### WHAT YOU ARE ASKED TO DO:
Leave out the pictures and repeat the rest of the material exactly.

### SUPPLIED DATA:
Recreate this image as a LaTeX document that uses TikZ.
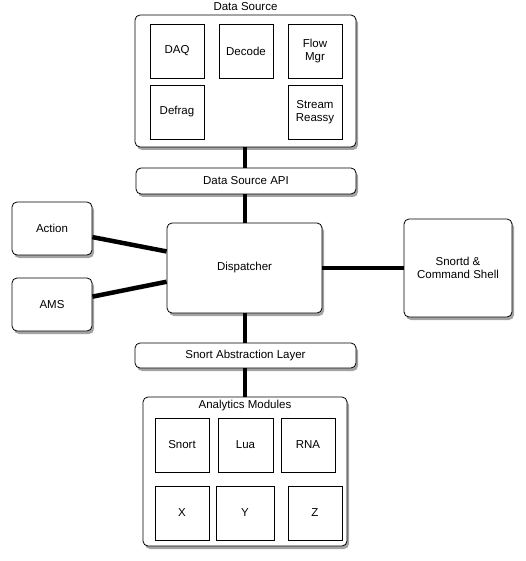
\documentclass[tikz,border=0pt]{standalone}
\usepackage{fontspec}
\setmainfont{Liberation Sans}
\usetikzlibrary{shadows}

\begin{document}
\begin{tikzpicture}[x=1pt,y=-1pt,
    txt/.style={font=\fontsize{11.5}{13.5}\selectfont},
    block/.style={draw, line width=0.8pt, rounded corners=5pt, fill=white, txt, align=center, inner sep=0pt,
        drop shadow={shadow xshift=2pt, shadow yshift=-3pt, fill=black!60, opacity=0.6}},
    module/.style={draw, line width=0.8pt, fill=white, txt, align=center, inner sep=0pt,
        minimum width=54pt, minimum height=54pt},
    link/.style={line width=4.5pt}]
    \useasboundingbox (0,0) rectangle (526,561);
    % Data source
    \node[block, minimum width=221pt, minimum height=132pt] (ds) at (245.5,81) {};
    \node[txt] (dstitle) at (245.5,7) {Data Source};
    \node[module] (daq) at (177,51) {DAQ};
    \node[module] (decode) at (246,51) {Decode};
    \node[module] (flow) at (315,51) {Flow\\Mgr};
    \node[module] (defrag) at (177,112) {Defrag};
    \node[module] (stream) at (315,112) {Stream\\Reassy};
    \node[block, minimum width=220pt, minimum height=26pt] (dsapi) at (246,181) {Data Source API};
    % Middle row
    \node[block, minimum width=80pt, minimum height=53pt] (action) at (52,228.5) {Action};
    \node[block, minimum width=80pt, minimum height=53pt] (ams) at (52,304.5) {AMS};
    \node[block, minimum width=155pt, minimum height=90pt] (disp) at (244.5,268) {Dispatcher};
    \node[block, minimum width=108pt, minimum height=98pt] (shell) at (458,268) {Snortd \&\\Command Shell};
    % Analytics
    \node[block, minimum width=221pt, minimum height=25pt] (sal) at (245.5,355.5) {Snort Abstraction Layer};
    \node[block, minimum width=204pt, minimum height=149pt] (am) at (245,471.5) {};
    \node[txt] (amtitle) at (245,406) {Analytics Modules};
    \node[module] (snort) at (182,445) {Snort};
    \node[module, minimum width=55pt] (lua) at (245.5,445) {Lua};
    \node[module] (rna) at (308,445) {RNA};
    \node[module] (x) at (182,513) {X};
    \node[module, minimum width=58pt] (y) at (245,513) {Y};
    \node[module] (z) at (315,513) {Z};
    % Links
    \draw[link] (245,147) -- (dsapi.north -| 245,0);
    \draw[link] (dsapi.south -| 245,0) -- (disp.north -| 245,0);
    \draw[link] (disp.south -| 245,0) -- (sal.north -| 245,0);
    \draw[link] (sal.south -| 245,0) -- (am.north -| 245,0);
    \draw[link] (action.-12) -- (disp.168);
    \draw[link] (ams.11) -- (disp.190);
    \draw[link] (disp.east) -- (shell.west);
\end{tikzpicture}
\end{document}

### WRITTEN SOLUTION:
Recreate this image as a LaTeX document that uses TikZ.
\documentclass[tikz,border=0pt]{standalone}
\usepackage{fontspec}
\setmainfont{Liberation Sans}
\usetikzlibrary{shadows}

\begin{document}
\begin{tikzpicture}[x=1pt,y=-1pt,
    txt/.style={font=\fontsize{11.5}{13.5}\selectfont},
    block/.style={draw, line width=0.8pt, rounded corners=5pt, fill=white, txt, align=center, inner sep=0pt,
        drop shadow={shadow xshift=2pt, shadow yshift=-3pt, fill=black!60, opacity=0.6}},
    module/.style={draw, line width=0.8pt, fill=white, txt, align=center, inner sep=0pt,
        minimum width=54pt, minimum height=54pt},
    link/.style={line width=4.5pt}]
    \useasboundingbox (0,0) rectangle (526,561);
    % Data source
    \node[block, minimum width=221pt, minimum height=132pt] (ds) at (245.5,81) {};
    \node[txt] (dstitle) at (245.5,7) {Data Source};
    \node[module] (daq) at (177,51) {DAQ};
    \node[module] (decode) at (246,51) {Decode};
    \node[module] (flow) at (315,51) {Flow\\Mgr};
    \node[module] (defrag) at (177,112) {Defrag};
    \node[module] (stream) at (315,112) {Stream\\Reassy};
    \node[block, minimum width=220pt, minimum height=26pt] (dsapi) at (246,181) {Data Source API};
    % Middle row
    \node[block, minimum width=80pt, minimum height=53pt] (action) at (52,228.5) {Action};
    \node[block, minimum width=80pt, minimum height=53pt] (ams) at (52,304.5) {AMS};
    \node[block, minimum width=155pt, minimum height=90pt] (disp) at (244.5,268) {Dispatcher};
    \node[block, minimum width=108pt, minimum height=98pt] (shell) at (458,268) {Snortd \&\\Command Shell};
    % Analytics
    \node[block, minimum width=221pt, minimum height=25pt] (sal) at (245.5,355.5) {Snort Abstraction Layer};
    \node[block, minimum width=204pt, minimum height=149pt] (am) at (245,471.5) {};
    \node[txt] (amtitle) at (245,406) {Analytics Modules};
    \node[module] (snort) at (182,445) {Snort};
    \node[module, minimum width=55pt] (lua) at (245.5,445) {Lua};
    \node[module] (rna) at (308,445) {RNA};
    \node[module] (x) at (182,513) {X};
    \node[module, minimum width=58pt] (y) at (245,513) {Y};
    \node[module] (z) at (315,513) {Z};
    % Links
    \draw[link] (245,147) -- (dsapi.north -| 245,0);
    \draw[link] (dsapi.south -| 245,0) -- (disp.north -| 245,0);
    \draw[link] (disp.south -| 245,0) -- (sal.north -| 245,0);
    \draw[link] (sal.south -| 245,0) -- (am.north -| 245,0);
    \draw[link] (action.-12) -- (disp.168);
    \draw[link] (ams.11) -- (disp.190);
    \draw[link] (disp.east) -- (shell.west);
\end{tikzpicture}
\end{document}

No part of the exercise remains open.